Seeking a Better Approach to Erosion on Ocean Isle Beach

Terminal groins, or rock walls built across the beach into the ocean, were prohibited on North Carolina’s coast for more than 30 years because they unnaturally trap sand in one location—robbing nearby beaches of sand and increasing erosion elsewhere.

A proposed terminal groin at Ocean Isle Beach would be no different - an expensive, destructive project with little overall benefit to the town and surrounding communities.

For these reasons the Southern Environmental Law Center, on behalf of Audubon North Carolina, has challenged in federal court the U.S. Army Corps of Engineers’ approval of a terminal groin for Ocean Isle Beach.

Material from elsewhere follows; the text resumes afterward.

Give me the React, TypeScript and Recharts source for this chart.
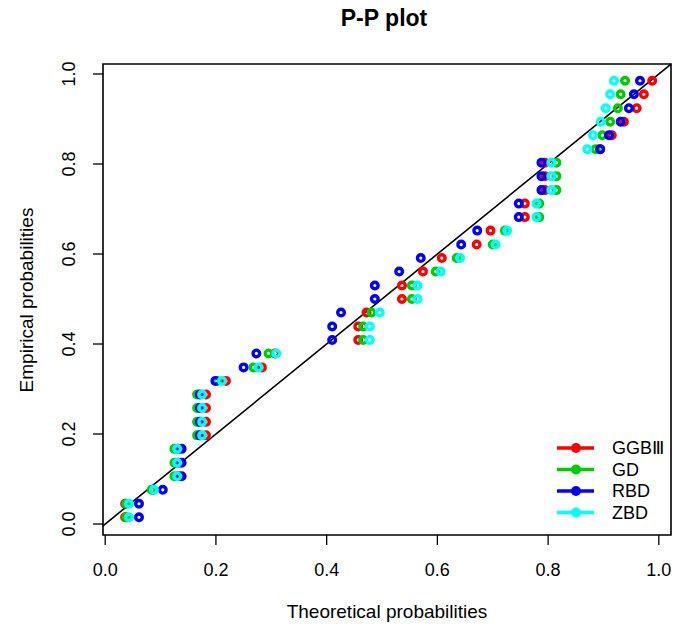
import React from "react";
import {
  ScatterChart,
  Scatter,
  XAxis,
  YAxis,
  ReferenceLine,
  ReferenceArea,
  Legend,
} from "recharts";

// Empirical probabilities (shared y values, 33 sorted observations)
const empirical = [
  0.015, 0.045, 0.076, 0.106, 0.136, 0.167, 0.197, 0.227, 0.258, 0.288, 0.318,
  0.348, 0.379, 0.409, 0.439, 0.47, 0.5, 0.53, 0.561, 0.591, 0.621, 0.652,
  0.682, 0.712, 0.742, 0.773, 0.803, 0.833, 0.864, 0.894, 0.924, 0.955, 0.985,
];

// Theoretical probabilities per fitted model
const ggb = [
  0.036, 0.036, 0.087, 0.132, 0.132, 0.132, 0.182, 0.182, 0.182, 0.182, 0.218,
  0.283, 0.307, 0.457, 0.457, 0.472, 0.536, 0.536, 0.574, 0.608, 0.671, 0.696,
  0.758, 0.758, 0.794, 0.794, 0.794, 0.894, 0.915, 0.937, 0.96, 0.973, 0.988,
];
const gd = [
  0.038, 0.038, 0.084, 0.125, 0.125, 0.125, 0.166, 0.166, 0.166, 0.166, 0.202,
  0.268, 0.295, 0.466, 0.466, 0.481, 0.554, 0.554, 0.597, 0.635, 0.7, 0.722,
  0.784, 0.784, 0.815, 0.815, 0.815, 0.886, 0.898, 0.912, 0.926, 0.931, 0.939,
];
const rbd = [
  0.061, 0.061, 0.104, 0.138, 0.138, 0.138, 0.171, 0.171, 0.171, 0.171, 0.199,
  0.25, 0.273, 0.41, 0.41, 0.426, 0.487, 0.487, 0.531, 0.57, 0.643, 0.672,
  0.747, 0.747, 0.788, 0.788, 0.788, 0.894, 0.91, 0.931, 0.946, 0.955, 0.966,
];
const zbd = [
  0.043, 0.043, 0.088, 0.13, 0.13, 0.13, 0.175, 0.175, 0.175, 0.175, 0.211,
  0.277, 0.309, 0.478, 0.478, 0.496, 0.564, 0.564, 0.606, 0.641, 0.705, 0.726,
  0.779, 0.779, 0.806, 0.806, 0.806, 0.871, 0.881, 0.895, 0.904, 0.912, 0.919,
];

const seriesNames = ["GGB\u2162", "GD", "RBD", "ZBD"];
const seriesColors = ["#FF0000", "#00CD00", "#0000FF", "#00FFFF"];
const seriesValues = [ggb, gd, rbd, zbd];

const axisTicks = [0, 0.2, 0.4, 0.6, 0.8, 1.0];
const xDomain: [number, number] = [-0.004, 1.022];
const yDomain: [number, number] = [-0.0244, 1.0222];

const FONT = "'Liberation Sans', Arial, Helvetica, sans-serif";

const series = seriesNames.map((name, i) => ({
  name,
  color: seriesColors[i],
  data: seriesValues[i].map((x, j) => ({ x, y: empirical[j] })),
}));

const makeShape = (color: string) => (props: any) => (
  <circle
    cx={props.cx}
    cy={props.cy}
    r={3.3}
    fill="none"
    stroke={color}
    strokeWidth={3.4}
  />
);

const XTick = (props: any) => {
  const { x, y, payload } = props;
  return (
    <text
      x={x}
      y={y}
      dy="0.71em"
      textAnchor="middle"
      fontSize={18}
      fontFamily={FONT}
      fill="#000"
    >
      {Number(payload.value).toFixed(1)}
    </text>
  );
};

const YTick = (props: any) => {
  const { x, y, payload } = props;
  return (
    <text
      x={x}
      y={y}
      transform={`rotate(-90, ${x}, ${y})`}
      textAnchor="middle"
      fontSize={18}
      fontFamily={FONT}
      fill="#000"
    >
      {Number(payload.value).toFixed(1)}
    </text>
  );
};

const LegendContent = () => (
  <svg width={125} height={92} style={{ display: "block" }}>
    {series.map((s, i) => {
      const cy = 12 + i * 21.5;
      return (
        <g key={s.name}>
          <line x1={7} x2={44} y1={cy} y2={cy} stroke={s.color} strokeWidth={3.5} />
          <circle cx={26} cy={cy} r={5} fill={s.color} />
          <text
            x={62}
            y={cy}
            dy="0.36em"
            fontSize={18}
            fontFamily={FONT}
            fill="#000"
          >
            {s.name}
          </text>
        </g>
      );
    })}
  </svg>
);

export default function App() {
  return (
    <div style={{ position: "absolute", left: 0, top: 0, width: 675, height: 627, background: "#fff" }}>
      <ScatterChart
        width={675}
        height={627}
        margin={{ top: 64, right: 4, bottom: 0, left: 0 }}
      >
        <XAxis
          type="number"
          dataKey="x"
          domain={xDomain}
          allowDataOverflow
          ticks={axisTicks}
          interval={0}
          axisLine={false}
          tickLine={{ stroke: "#000", strokeWidth: 1.3 }}
          tickSize={10}
          tickMargin={18}
          tick={<XTick />}
          height={92}
        />
        <YAxis
          type="number"
          dataKey="y"
          domain={yDomain}
          allowDataOverflow
          ticks={axisTicks}
          interval={0}
          axisLine={false}
          tickLine={{ stroke: "#000", strokeWidth: 1.3 }}
          tickSize={10}
          tickMargin={18}
          tick={<YTick />}
          width={103}
        />
        <ReferenceArea
          x1={xDomain[0]}
          x2={xDomain[1]}
          y1={yDomain[0]}
          y2={yDomain[1]}
          fill="none"
          stroke="#000"
          strokeWidth={1.6}
          ifOverflow="visible"
        />
        <ReferenceLine
          segment={[
            { x: xDomain[0], y: xDomain[0] },
            { x: xDomain[1], y: xDomain[1] },
          ]}
          stroke="#000"
          strokeWidth={1.6}
          ifOverflow="visible"
        />
        {series.map((s) => (
          <Scatter
            key={s.name}
            name={s.name}
            data={s.data}
            fill={s.color}
            shape={makeShape(s.color)}
            isAnimationActive={false}
          />
        ))}
        <Legend
          layout="vertical"
          align="center"
          verticalAlign="middle"
          content={<LegendContent />}
          wrapperStyle={{ position: "absolute", left: 550, top: 436, width: 125, height: 92 }}
        />
      </ScatterChart>
      <svg
        width={675}
        height={627}
        style={{ position: "absolute", left: 0, top: 0, pointerEvents: "none" }}
      >
        <text
          x={384}
          y={26}
          textAnchor="middle"
          fontSize={23}
          fontWeight="bold"
          fontFamily={FONT}
          fill="#000"
        >
          P-P plot
        </text>
        <text
          x={387}
          y={618}
          textAnchor="middle"
          fontSize={19}
          fontFamily={FONT}
          fill="#000"
        >
          Theoretical probabilities
        </text>
        <text
          x={33}
          y={300}
          transform="rotate(-90, 33, 300)"
          textAnchor="middle"
          fontSize={19}
          fontFamily={FONT}
          fill="#000"
        >
          Empirical probabilities
        </text>
      </svg>
    </div>
  );
}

The lawsuit claims that the Corps approved the multi-million dollar project without fairly considering other alternatives that would be cheaper for the town's taxpayers, would adequately protect vulnerable properties, and maintain wildlife habitat on the east end of Ocean Isle (one of the few remaining natural inlets available for shorebirds!). 

“The terminal groin at Ocean Isle is bad for taxpayers, wildlife and everyone who loves to visit this special place on North Carolina’s coast,” explains Heather Hahn, Executive Director of Audubon North Carolina.  “Fortunately it isn’t necessary. There are more effective ways to manage erosion– options that would protect threatened properties, cost residents less money, and work with nature, rather than against it.”

The proposed terminal groin would be particularly devastating to the undeveloped, unspoiled refuge on the island’s east end.  This unique area has long been a haven for boaters, families and wildlife alike – each drawn by the peace and tranquility offered by this undeveloped area of shoreline. It also offers a special place where birds can eat, rest, and nest.

“We’re in court because the Corps failed to fairly consider alternatives that would cost Ocean Isle less, manage erosion, and protect the natural beach on the east end of the island when it approved this destructive project,” said Geoff Gisler, senior attorney at the Southern Environmental Law Center.  “Federal law requires the Corps to choose the least destructive alternative; with the terminal groin, it approved the most destructive.” 

Shorebirds that eat, rest, and nest on inlet shorelines cannot “just go somewhere else”. Ocean Isle's habitat is increasingly rare, and the future for many of these bird species is in danger. For birds and beachgoers alike, we hope to find a better approach.